A bit on the pricey side, Musictube is a desktop app that only plays YouTube videos — and those, of course, are almost all free.
But it’s not just a player that helps you sort through the seemingly endless sea of YouTube music videos, it also is a Last.fm scrobbler, playlist creator and discovery tool. In terms of organization, the app will help you find different versions of the song using the “studio mode,” “live mode,” and “cover mode,” as well as sort songs into their respective albums. Instead of finding each song individually, you can drag-and-drop a complete album into the playlist. The app also provides lyrics for the currently playing song, and gives information on the album and artist. Is it worth $11? Maybe if you listen to a lot of YouTube.
Hypegram has all the features you love about Hype Machine, but prettier. Seriously though, if you thought their mobile app redesign was good, wait until you see this desktop version.

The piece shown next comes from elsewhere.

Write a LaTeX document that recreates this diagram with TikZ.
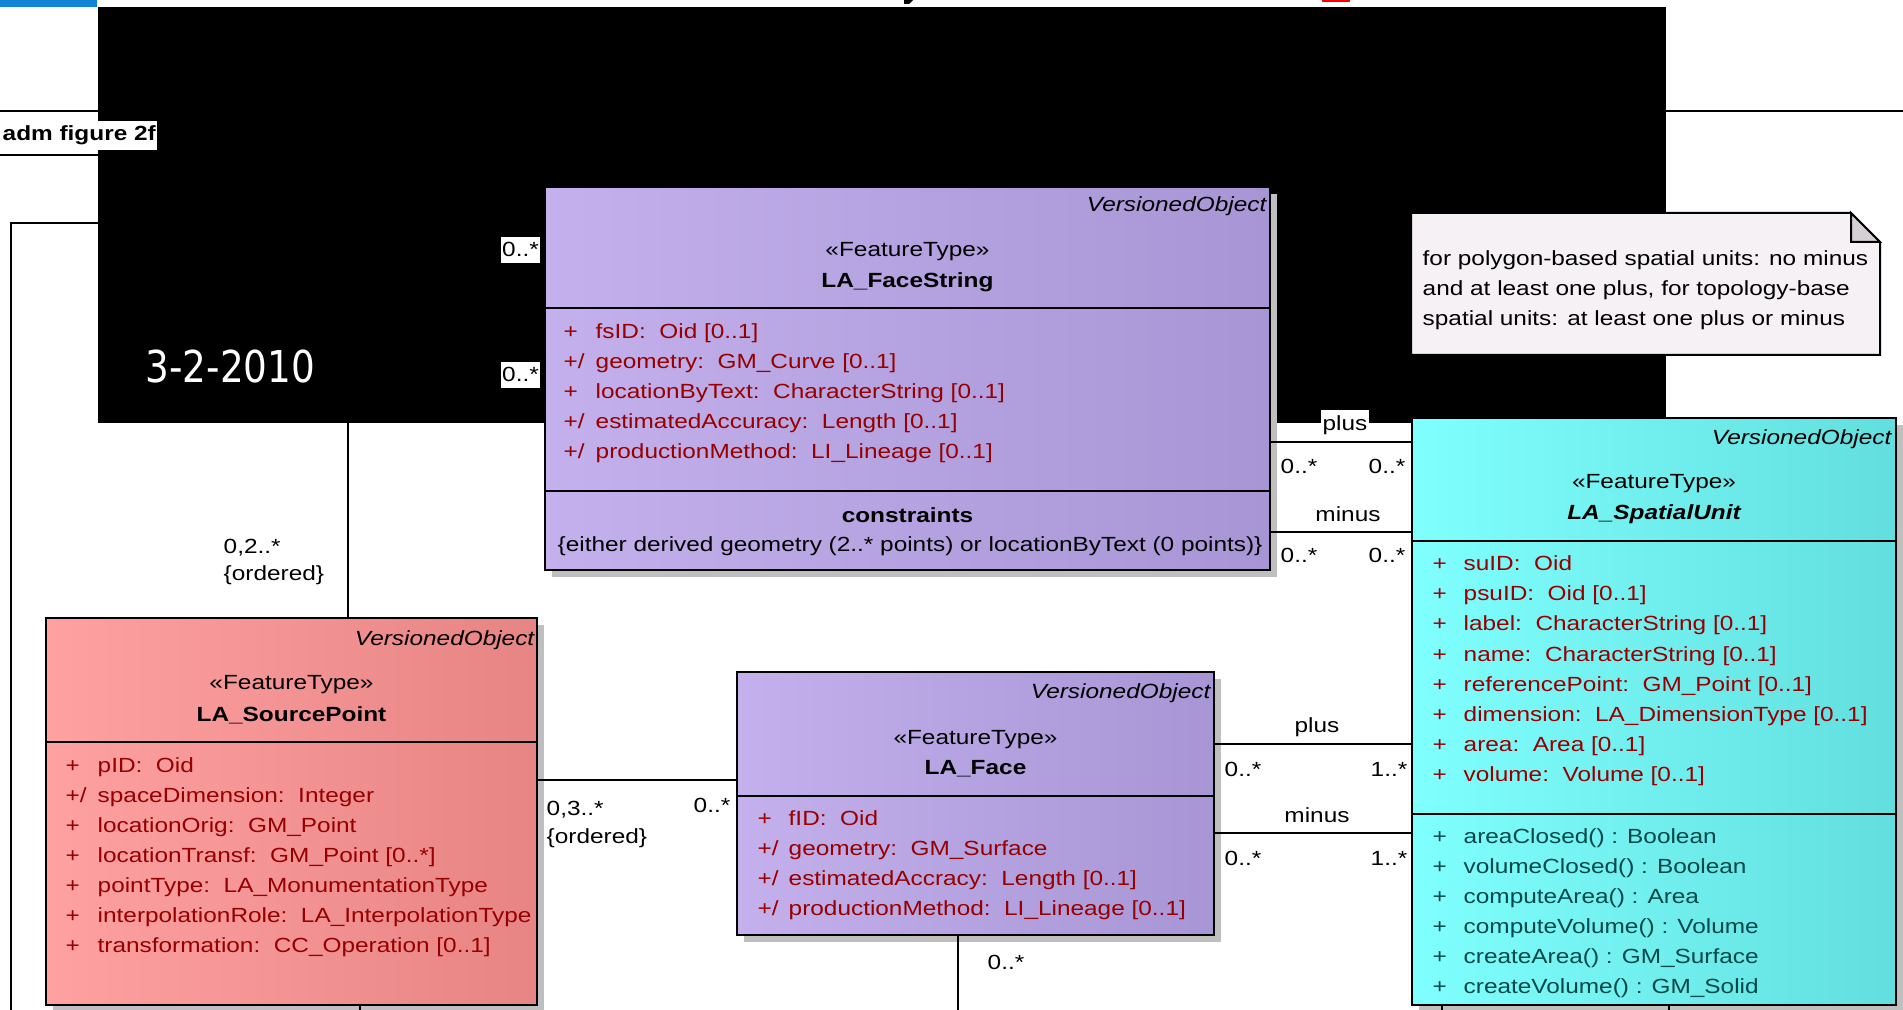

The colorful pop of the mobile app is gone, but the simplicity and functionality is still there. For those who find the website a bit overwhelming, this app helps to present the content in a cleaner fashion, making the latest and most popular songs of the site easily accessible (in-depth review).
Though this app has been around for a while, we thought it would be good to include it here Spotify users who have connected their Last.fm accounts. Spotify already lets you scrobble your tracks to Last.fm, but that’s the extent of the Spotify-Last.fm relationship. Installing Loveify lets you “Love” the currently playing track on Spotify — and have that love transfer to your Last.fm profile.